## [COLLECTED DATA]
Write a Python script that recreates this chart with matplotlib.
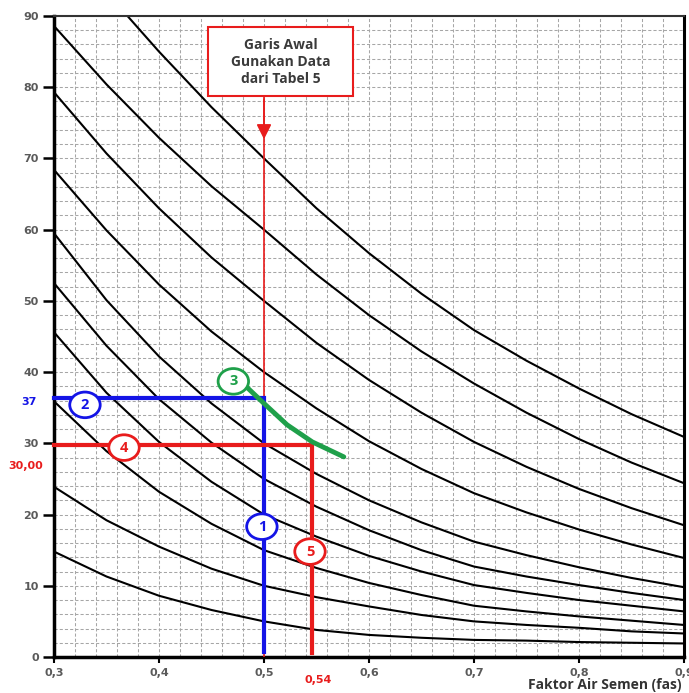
import matplotlib
matplotlib.use("Agg")
import matplotlib.pyplot as plt
import numpy as np
from matplotlib.patches import Ellipse, Rectangle

# faktor air semen (x) dan kuat tekan (y)
fas = [0.30, 0.35, 0.40, 0.45, 0.50, 0.55, 0.60, 0.65, 0.70, 0.75, 0.80, 0.85, 0.90]
fas_top = [0.37, 0.40, 0.45, 0.50, 0.55, 0.60, 0.65, 0.70, 0.75, 0.80, 0.85, 0.90]
curve_top = [90.0, 85.0, 77.2, 70.0, 63.0, 56.7, 51.0, 45.9, 41.6, 37.7, 34.1, 30.9]
curves = [
    [88.6, 80.4, 72.9, 66.1, 60.0, 53.7, 48.0, 42.9, 38.4, 34.3, 30.6, 27.3, 24.4],
    [79.3, 70.7, 63.0, 56.1, 50.0, 44.1, 38.9, 34.3, 30.2, 26.7, 23.6, 20.9, 18.5],
    [68.4, 59.9, 52.3, 45.7, 40.0, 34.9, 30.3, 26.4, 23.0, 20.3, 17.9, 15.8, 13.9],
    [59.5, 50.1, 42.2, 35.6, 30.0, 25.7, 22.0, 18.9, 16.2, 14.3, 12.6, 11.1, 9.8],
    [52.5, 43.7, 36.2, 30.1, 25.0, 21.1, 17.8, 15.0, 12.7, 11.3, 10.1, 9.0, 8.0],
    [45.6, 37.1, 30.2, 24.6, 20.0, 16.9, 14.2, 12.0, 10.1, 9.0, 8.0, 7.2, 6.4],
    [35.9, 28.9, 23.2, 18.7, 15.0, 12.5, 10.4, 8.7, 7.2, 6.4, 5.7, 5.1, 4.5],
    [23.9, 19.2, 15.5, 12.4, 10.0, 8.4, 7.1, 5.9, 5.0, 4.5, 4.1, 3.6, 3.3],
    [14.8, 11.3, 8.6, 6.6, 5.0, 3.8, 3.1, 2.7, 2.4, 2.3, 2.1, 2.0, 1.9],
]

# kurva hijau (langkah 3)
green_x = [0.471, 0.4835, 0.50, 0.522, 0.546, 0.576]
green_y = [38.7, 37.9, 35.6, 32.6, 30.2, 28.1]

fas_awal = 0.50
kuat_37 = 36.3
kuat_30 = 29.8
fas_hasil = 0.546
box_text = "Garis Awal\nGunakan Data\ndari Tabel 5"

# label lingkaran: nomor, x, y, warna
steps = [("1", 0.498, 18.3, "#1414e6"),
         ("2", 0.3295, 35.4, "#1414e6"),
         ("3", 0.4708, 38.7, "#1fa04a"),
         ("4", 0.3667, 29.4, "#e81c1c"),
         ("5", 0.5438, 14.8, "#e81c1c")]

blue = "#1414e6"
red = "#e81c1c"
green = "#1fa04a"

fig = plt.figure(figsize=(6.89, 6.93), dpi=100)
ax = fig.add_axes([54/689, 36/693, 630/689, 641/693])
ax.set_xlim(0.3, 0.9)
ax.set_ylim(0, 90)

ax.set_xticks(np.arange(0.3, 0.901, 0.1))
ax.set_xticks(np.arange(0.3, 0.901, 0.02), minor=True)
ax.set_yticks(np.arange(0, 91, 10))
ax.set_yticks(np.arange(0, 91, 2), minor=True)
ax.set_xticklabels([f"{v:.1f}".replace(".", ",") for v in np.arange(0.3, 0.901, 0.1)])
ax.grid(which="both", color="#a6a6a6", linestyle=(0, (3, 2)), linewidth=0.75)
ax.set_axisbelow(True)
ax.tick_params(which="minor", length=0)
ax.tick_params(axis="y", which="major", length=8, width=1.8, pad=3,
               labelsize=8, labelcolor="#5a5a5a")
ax.tick_params(axis="x", which="major", length=4, width=1.5, pad=4,
               labelsize=8, labelcolor="#5a5a5a")
for lab in ax.get_xticklabels() + ax.get_yticklabels():
    lab.set_fontweight("bold")
ax.spines["left"].set_linewidth(2.5)
ax.spines["bottom"].set_linewidth(2.5)
ax.spines["right"].set_linewidth(2.2)
ax.spines["top"].set_linewidth(1.5)
ax.spines["top"].set_color("#333333")

ax.plot(fas_top, curve_top, color="black", lw=1.5)
for c in curves:
    ax.plot(fas, c, color="black", lw=1.5)

# garis awal merah
ax.plot([fas_awal, fas_awal], [0, 78.7], color=red, lw=1.2, zorder=3)
ax.annotate("", xy=(fas_awal, 72.3), xytext=(fas_awal, 78.7),
            arrowprops=dict(arrowstyle="-|>,head_length=0.9,head_width=0.45",
                            color=red, lw=1.2), zorder=4)
ax.add_patch(Rectangle((0.4467, 78.7), 0.585 - 0.4467, 88.4 - 78.7,
                       facecolor="white", edgecolor=red, lw=1.5, zorder=5))
ax.text((0.4467 + 0.585) / 2, (78.7 + 88.4) / 2, box_text, ha="center", va="center",
        fontsize=10, fontweight="bold", color="#3a3a3a", linespacing=1.3,
        family="Open Sans", zorder=6)

# langkah 1 dan 2 (biru)
ax.plot([fas_awal, fas_awal, 0.3], [0.7, kuat_37, kuat_37], color=blue, lw=3,
        solid_joinstyle="miter", zorder=4, clip_on=False)

# langkah 4 dan 5 (merah)
ax.plot([0.3, fas_hasil, fas_hasil], [kuat_30, kuat_30, 0.5], color=red, lw=3,
        solid_joinstyle="miter", zorder=4, clip_on=False)

# langkah 3 (hijau)
ax.plot(green_x, green_y, color=green, lw=3.5, solid_capstyle="round", zorder=4)

for num, sx, sy, col in steps:
    ax.add_patch(Ellipse((sx, sy), 0.029, 3.6, facecolor="white", edgecolor=col,
                         lw=2, zorder=7))
    ax.text(sx, sy, num, ha="center", va="center", color=col, fontsize=10.5,
            fontweight="bold", family="Open Sans", zorder=8)

fig.text(37/689, 1 - 402/693, "37", ha="right", va="center", color=blue,
         fontsize=8, fontweight="bold")
fig.text(43/689, 1 - 466/693, "30,00", ha="right", va="center", color=red,
         fontsize=8, fontweight="bold")
fig.text(318/689, 1 - 680/693, "0,54", ha="center", va="center", color=red,
         fontsize=8, fontweight="bold")
fig.text(681/689, 1 - 685/693, "Faktor Air Semen (fas)", ha="right", va="center",
         color="#333333", fontsize=10, fontweight="bold", family="Open Sans")

fig.savefig("out.png", dpi=100)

## [PROBLEM TO WORK ON]
Please repeat exactly the data above from its first line to the line that contains "from matplotlib.patches import", inclusive, and leave every picture out.

## [FULL RESPONSE]
Write a Python script that recreates this chart with matplotlib.
import matplotlib
matplotlib.use("Agg")
import matplotlib.pyplot as plt
import numpy as np
from matplotlib.patches import Ellipse, Rectangle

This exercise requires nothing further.